I found myself that something like this works OK (file type is the first argument, and query is the second):
format = sys.argv[1]
query = " ".join(sys.argv[2:])
srch = create_search("Web", app_id, query=query, format=format)
Here's what I do for this sort of thing. It exposes more of the parameters so you can tune it to your needs. This should print out the first ten PDFs URLs from the query "resume" [mine's not one of them ;) ]. You can download those URLs however you like.
The json dictionary that gets returned from the query is a little gross, but this should get you started. Be aware that in real code you will need to check whether some of the keys in the dictionary exist. When there are no results, this code will probably throw an exception.

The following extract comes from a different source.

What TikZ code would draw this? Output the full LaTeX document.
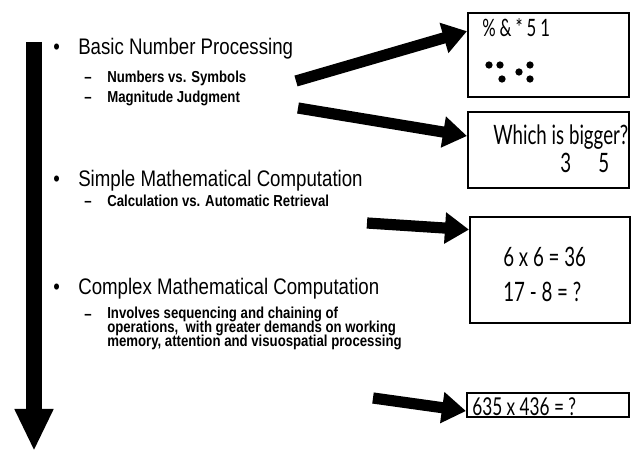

The link that Tiago provided is good for knowing what values are supported for the "type" parameter.
from yos.crawl import rest
APPID="XXXXXXXXXXXXXXXXXXXXXXXXXXXXXXXXXXX"
base_url = "http://boss.yahooapis.com/ysearch/%s/v%d/%s?start=%d&count=%d&type=%s" + "&appid=" + APPID
querystr="resume"
start=0
count=10
type="pdf"
search_url = base_url % ("web", 1, querystr, start, count, type)
json_result = rest.load_json(search_url)
for url in [recs['url'] for recs in json_result['ysearchresponse']['resultset_web']]:
print url